A LETTER TO PRE-PANDEMIC ME
WHAT WILL YOUR MEMOIR SAY?
Dear Hannah,
You’ll be in Israel when it happens: a panic attack will follow a longing for the motherland. The Byron Bay in you will, at first, subscribe to ideologies of conspiracy, skeptical of the vaccine, figuring you are more knowledgable of epidemics than virologists. Life will kick your God complex to the curb and replace it with a desire to belong—to be like the other girls—as if a syringe of community concern could replace your fragile ego.
You get the vaccine. But not before you are heart broken in a way that you never reasonably thought possible.
Symptoms of BROKEN HEART SYNDROME: severe chest pains.
How ironic. Your death certificate will say you were the girlfriend before he got engaged; an ominous shadow that leaves a stain whispering notion of something lacking. (But fear not, Hannah, you survive.) You drink margaritas at your wake. And then, like all train wrecks, you solidify purgatory by sleeping with your ex-best friend’s ex-boyfriend for six months. This would make great material if it wasn’t simply a momentarily embodiment of the devil—except that isn’t true, you deserve the pity party: “Babe, we’re like living through a fucking pandemic.”
As if my pandemic, sun-kissed and Centrelink supported, was anything compared to being crammed in a two-by-two apartment in Milan. Or a refugee camp. Or a skeleton mission in Lightning Ridge, where First Nations people, lore men and women of the Lucky Country, are still overlooked in policy reform and institutional referendums. How politically viral it could have been if we had ritualised operationalisation of Closing The Gap. Instead we used COVID-19 optics to rally moral order, and measure our dicks against freedom of choice. I’d tell you now to check your privilege.
And you do.
You become woke and commission it like currency in a Kardashian economy. Because you aren’t thin enough to be Kate and lack the finances to have a BBL, you decide to exercise intellectualism, as mum told you: “Get your ass up and fucking work. It seems like nobody wants to work these days.” And then, you internalise it. A Mullimbimby-esque call to self-sovereignty that blurs the line between a diagnosed superiority complex and empowerment; work becomes Are you doing the work? I love Gen Z.

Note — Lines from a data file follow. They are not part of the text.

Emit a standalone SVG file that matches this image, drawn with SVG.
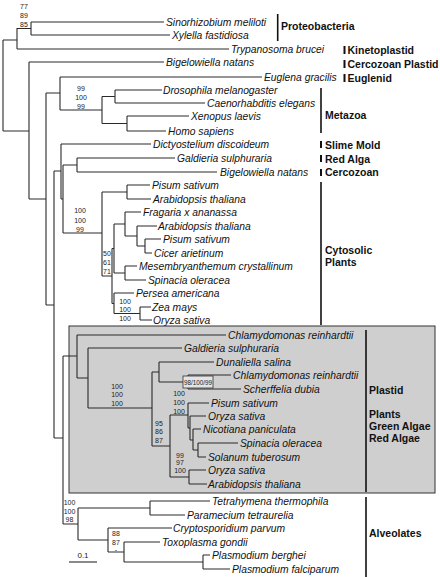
<svg xmlns="http://www.w3.org/2000/svg" width="440" height="577" viewBox="0 0 440 577">
<style>
.sp{font-family:"Liberation Sans",Arial,sans-serif;font-size:10.3px;font-style:italic;fill:#111}
.bs{font-family:"Liberation Sans",Arial,sans-serif;font-size:7px;fill:#222;text-anchor:middle}
.grp{font-family:"Liberation Sans",Arial,sans-serif;font-size:10.5px;font-weight:bold;fill:#111}
.tr{fill:none;stroke:#2a2a2a;stroke-width:1.1}
.bar{stroke:#111;stroke-width:1.6}
.sbar{stroke:#111;stroke-width:2}
</style>
<rect id="plastid-box" x="69" y="326" width="366" height="167" fill="#cfcfcf" stroke="#333" stroke-width="1"/>
<g id="connectors" class="tr">
<path d="M3,40V131M3,40H17M17,28V49M17,28.5H31M31,22V35M31,22H164M31,35H170M17,49H229"/>
<path d="M3,131H29M29,62V199M29,62H164M29,199H46M46,93V305M46,93H60M60,77V110M60,77H262M60,110H102M102,96.5V123.5M102,96.5H115M115,90V103M115,90H162M115,103H205M102,123.5H127M127,116V131M127,116H189M127,131H166"/>
<path d="M46,305H54M54,171V438M54,171H61M61,144V199M61,144H151M61,199H63M63,165V233M63,165H77M77,158V172M77,158H175M77,172H217"/>
<path d="M63,233H102M102,192V276M102,192H127M127,185V199M127,185H150M127,199H151M102,276H112M112,248.5V303.5M112,248.5H114M114,224V273M114,224H125M125,212V236M125,212H141M125,236H137M137,226V246M137,226H157M137,246H145M145,239V253M145,239H161M145,253H152M114,273H125M125,266V280M125,266H137M125,280H146M112,303.5H114M114,293V313.5M114,293H134M114,313.5H140M140,307V320M140,307H151M140,320H152"/>
<path d="M54,438H63M63,356V524M63,356H77M77,335V378M77,335H226M77,378H88M88,348V408M88,348H182M88,408H152M152,372V446M152,372H159M159,362V382M159,362H214M159,382H188M188,375V389M188,375H231M188,389H241"/>
<path d="M152,446H170M170,415V477M170,415H188M188,403V428M188,403H209M188,428H190M190,416V440M190,416H206M190,440H193M193,429V450M193,429H201M193,450H198M198,443V457M198,443H238M198,457H206M170,477H189M189,470V484M189,470H206M189,484H207"/>
<path d="M63,524H78M78,508V540M78,508H150M150,501V515M150,501H210M150,515H185M78,540H108M108,528V552M108,528H172M108,552H124M124,542V562M124,542H160M124,562H203M203,555V569M203,555H210M203,569H230"/>
</g>
<g id="bootstrap">
<text class="bs" x="24" y="9">77</text><text class="bs" x="24" y="17.5">89</text><text class="bs" x="24" y="26.5">85</text>
<text class="bs" x="81" y="90.5">99</text><text class="bs" x="81" y="99.5">100</text><text class="bs" x="81" y="109">99</text>
<text class="bs" x="80" y="213">100</text><text class="bs" x="80" y="222.5">100</text><text class="bs" x="80" y="231.5">99</text>
<text class="bs" x="107" y="256">50</text><text class="bs" x="107" y="264.5">61</text><text class="bs" x="107" y="273.5">71</text>
<text class="bs" x="125" y="304">100</text><text class="bs" x="125" y="312">100</text><text class="bs" x="125" y="321">100</text>
<text class="bs" x="117" y="388.5">100</text><text class="bs" x="117" y="397">100</text><text class="bs" x="117" y="405.5">100</text>
<rect x="183" y="376" width="30" height="12" fill="#e4e4e4" stroke="#333" stroke-width="0.8"/>
<text class="bs" x="198" y="385" style="font-size:6.3px">98/100/99</text>
<text class="bs" x="179" y="395.5">100</text><text class="bs" x="179" y="404.5">100</text><text class="bs" x="179" y="413.5">100</text>
<text class="bs" x="159" y="425.5">95</text><text class="bs" x="159" y="434">86</text><text class="bs" x="159" y="442.5">87</text>
<text class="bs" x="180" y="457.5">99</text><text class="bs" x="180" y="464.5">97</text><text class="bs" x="180" y="472.5">100</text>
<text class="bs" x="69.5" y="504.5">100</text><text class="bs" x="69.5" y="513.5">100</text><text class="bs" x="69.5" y="521.5">98</text>
<text class="bs" x="116" y="535.5">88</text><text class="bs" x="116" y="544.5">87</text><text class="bs" x="116" y="552">-</text>
</g>
<g id="leaves">
<g id="n-sinorhizobium"><text class="sp" x="166" y="25.7">Sinorhizobium meliloti</text></g>
<g id="n-xylella"><text class="sp" x="172" y="38.7">Xylella fastidiosa</text></g>
<g id="n-trypanosoma"><text class="sp" x="231" y="52.7">Trypanosoma brucei</text></g>
<g id="n-bigelowiella1"><text class="sp" x="166" y="65.7">Bigelowiella natans</text></g>
<g id="n-euglena"><text class="sp" x="264" y="80.7">Euglena gracilis</text></g>
<g id="n-drosophila"><text class="sp" x="163" y="93.7">Drosophila melanogaster</text></g>
<g id="n-caenorhabditis"><text class="sp" x="207" y="106.7">Caenorhabditis elegans</text></g>
<g id="n-xenopus"><text class="sp" x="191" y="119.7">Xenopus laevis</text></g>
<g id="n-homo"><text class="sp" x="168" y="134.7">Homo sapiens</text></g>
<g id="n-dictyostelium"><text class="sp" x="153" y="147.7">Dictyostelium discoideum</text></g>
<g id="n-galdieria1"><text class="sp" x="177" y="161.7">Galdieria sulphuraria</text></g>
<g id="n-bigelowiella2"><text class="sp" x="220" y="175.7">Bigelowiella natans</text></g>
<g id="n-pisum1"><text class="sp" x="152" y="188.7">Pisum sativum</text></g>
<g id="n-arabidopsis1"><text class="sp" x="153" y="202.7">Arabidopsis thaliana</text></g>
<g id="n-fragaria"><text class="sp" x="143" y="215.7">Fragaria x ananassa</text></g>
<g id="n-arabidopsis2"><text class="sp" x="158" y="229.7">Arabidopsis thaliana</text></g>
<g id="n-pisum2"><text class="sp" x="163" y="242.7">Pisum sativum</text></g>
<g id="n-cicer"><text class="sp" x="154" y="256.7">Cicer arietinum</text></g>
<g id="n-mesembryanthemum"><text class="sp" x="139" y="269.7">Mesembryanthemum crystallinum</text></g>
<g id="n-spinacia1"><text class="sp" x="148" y="283.7">Spinacia oleracea</text></g>
<g id="n-persea"><text class="sp" x="136" y="296.7">Persea americana</text></g>
<g id="n-zea"><text class="sp" x="152" y="310.7">Zea mays</text></g>
<g id="n-oryza1"><text class="sp" x="153" y="323.7">Oryza sativa</text></g>
<g id="n-chlamydomonas1"><text class="sp" x="228" y="338.7">Chlamydomonas reinhardtii</text></g>
<g id="n-galdieria2"><text class="sp" x="184" y="351.7">Galdieria sulphuraria</text></g>
<g id="n-dunaliella"><text class="sp" x="216" y="365.7">Dunaliella salina</text></g>
<g id="n-chlamydomonas2"><text class="sp" x="233" y="378.7">Chlamydomonas reinhardtii</text></g>
<g id="n-scherffelia"><text class="sp" x="243" y="392.7">Scherffelia dubia</text></g>
<g id="n-pisum3"><text class="sp" x="211" y="406.7">Pisum sativum</text></g>
<g id="n-oryza2"><text class="sp" x="208" y="419.7">Oryza sativa</text></g>
<g id="n-nicotiana"><text class="sp" x="203" y="432.7">Nicotiana paniculata</text></g>
<g id="n-spinacia2"><text class="sp" x="240" y="446.7">Spinacia oleracea</text></g>
<g id="n-solanum"><text class="sp" x="208" y="460.7">Solanum tuberosum</text></g>
<g id="n-oryza3"><text class="sp" x="208" y="473.7">Oryza sativa</text></g>
<g id="n-arabidopsis3"><text class="sp" x="208" y="487.7">Arabidopsis thaliana</text></g>
<g id="n-tetrahymena"><text class="sp" x="212" y="504.7">Tetrahymena thermophila</text></g>
<g id="n-paramecium"><text class="sp" x="187" y="518.7">Paramecium tetraurelia</text></g>
<g id="n-cryptosporidium"><text class="sp" x="173" y="531.7">Cryptosporidium parvum</text></g>
<g id="n-toxoplasma"><text class="sp" x="162" y="545.7">Toxoplasma gondii</text></g>
<g id="n-berghei"><text class="sp" x="212" y="558.7">Plasmodium berghei</text></g>
<g id="n-falciparum"><text class="sp" x="232" y="572.7">Plasmodium falciparum</text></g>
</g>
<g id="groups">
<g id="g-proteobacteria"><line class="bar" x1="277.7" y1="14" x2="277.7" y2="41"/><text class="grp" x="281" y="30">Proteobacteria</text></g>
<g id="g-kinetoplastid"><line class="sbar" x1="344.5" y1="46" x2="344.5" y2="54"/><text class="grp" x="347.5" y="54">Kinetoplastid</text></g>
<g id="g-cercozoan-plastid"><line class="sbar" x1="344.5" y1="60" x2="344.5" y2="68"/><text class="grp" x="347.5" y="68">Cercozoan Plastid</text></g>
<g id="g-euglenid"><line class="sbar" x1="344.5" y1="74" x2="344.5" y2="82"/><text class="grp" x="347.5" y="82">Euglenid</text></g>
<g id="g-metazoa"><line class="bar" x1="321" y1="88" x2="321" y2="133"/><text class="grp" x="325" y="119">Metazoa</text></g>
<g id="g-slime-mold"><line class="sbar" x1="321" y1="141" x2="321" y2="148"/><text class="grp" x="325" y="149">Slime Mold</text></g>
<g id="g-red-alga"><line class="sbar" x1="321" y1="155" x2="321" y2="162"/><text class="grp" x="325" y="163">Red Alga</text></g>
<g id="g-cercozoan"><line class="sbar" x1="321" y1="169" x2="321" y2="176"/><text class="grp" x="325" y="176">Cercozoan</text></g>
<g id="g-cytosolic"><line class="bar" x1="321" y1="182" x2="321" y2="325"/><text class="grp" x="325" y="254">Cytosolic</text><text class="grp" x="325" y="266">Plants</text></g>
<g id="g-plastid"><line class="bar" x1="366" y1="330" x2="366" y2="492"/><text class="grp" x="369" y="394">Plastid</text><text class="grp" x="369" y="418">Plants</text><text class="grp" x="369" y="430">Green Algae</text><text class="grp" x="369" y="442">Red Algae</text></g>
<g id="g-alveolates"><line class="bar" x1="366" y1="497" x2="366" y2="577"/><text class="grp" x="369" y="537">Alveolates</text></g>
</g>
<g id="scale">
<line class="tr" x1="69" y1="562" x2="97" y2="562"/>
<text class="bs" x="83" y="558" style="font-size:8px">0.1</text>
</g>
</svg>
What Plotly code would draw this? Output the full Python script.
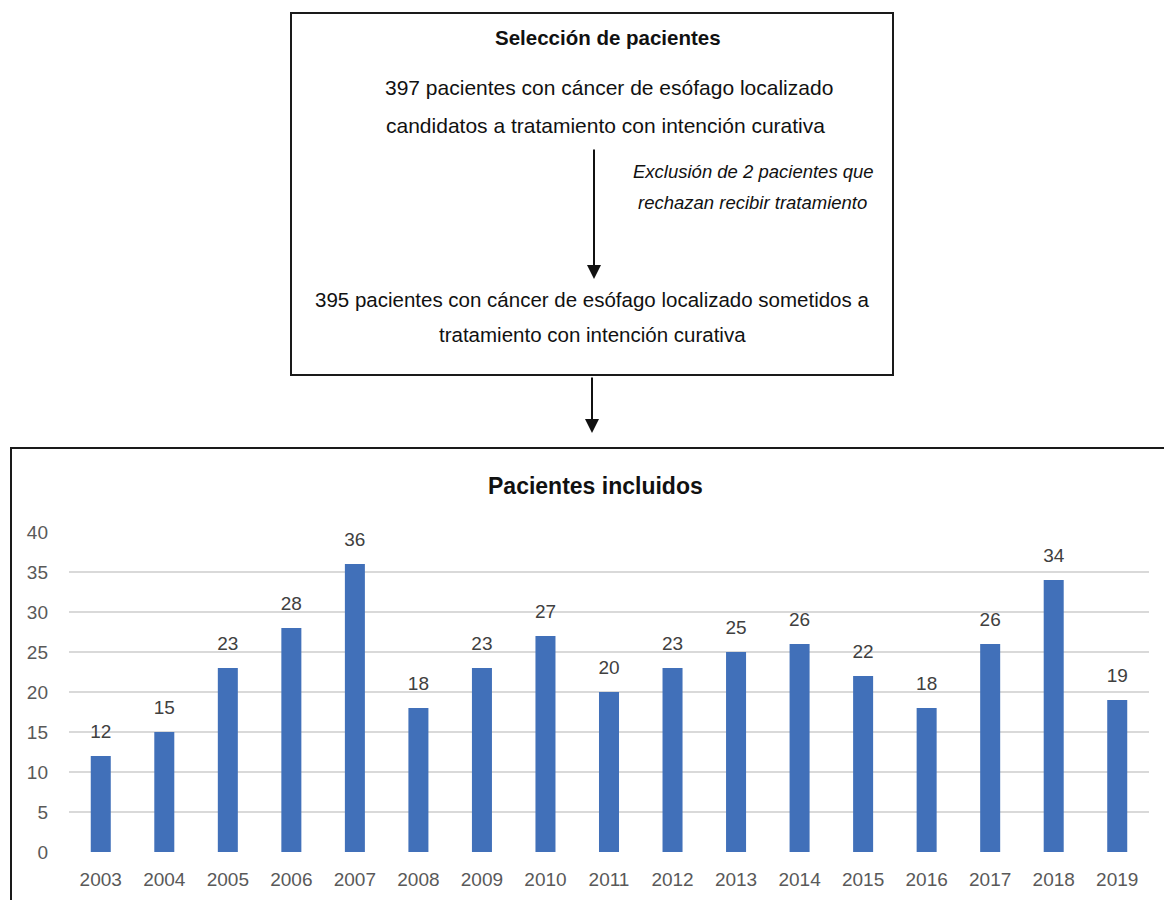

The glaring truth is that these next few years will break you.
You’ll trade Santorini for psych wards. Ayahuasca in a “you just had to be there” Brazilian community for 200 mg of Sertraline. You’ll spend Valentine’s Day alone for the first time in four years, sending your love to everyone but yourself; your grandfather heaven side; your grandmother earthside; your abuser, who needs love the most—sick fuck. You’ll get your entire stomach tattooed—‘fearless’ in Old Gothic font, how sui generis—as if each line of ink will somehow stitch you back together, or make you more attractive, edgier, more relevant.
As you fall out of the algorithm, your 4000 views being replaced with 109 likes, you join the Great Recession, your redundancy must feel similar to the single mother with two toddlers who lost her job. Mandated masks come off, and you notice almost everyone’s lips have grown 2ML over the winter, a different facade invisible to the untrained eye. You opt out of surgery for personal reasons, and aim for self-improvement. How sanctimonious; celery juice, hot yoga, manifestation. Feel the fear but do it anyway—your mantra moves six times, shedding your skin seven. Because the pandemic has taught us that cliches are law. ‘
As the light shows itself, you are left with only your accolades. An accrued 40 hours of Victims Compensation Counseling and a new ferociousness to live. For each mountain you have climbed over the last two years, you have learned what it is like to sit in nothing but rubble; a blood-stained PTSD episode, an abusive relationship, a depression bedroom that hums nothing but Desperate Housewives. In this viewing of late-stage capitalism, there are no winners in the grind-or-die mindset.
But, what will your memoir really say?
You begin to wonder when you started giving a fuck about everything but yourself. An anti-vaxxer tells you to, “Open your eyes!” (To allow grief is a thankless task.) You realise that the threat to your survival isn’t contaminated surfaces, but rather the fact you’ve transmuted into someone you don’t even recognise.
Somewhere within your five kilometre radius, you stop going to the world’s edge, and you begin to recenter it. Forgiving your father. Forgetting about warm beds you no longer occupy. Foreclosing self-perpetuated drama. You will find God in the simplicity of lust and the local fish and chip shop. The violence continues to be given and received. But, you learn to take your lessons standing up.
Keep going. You’re heading to a place called home.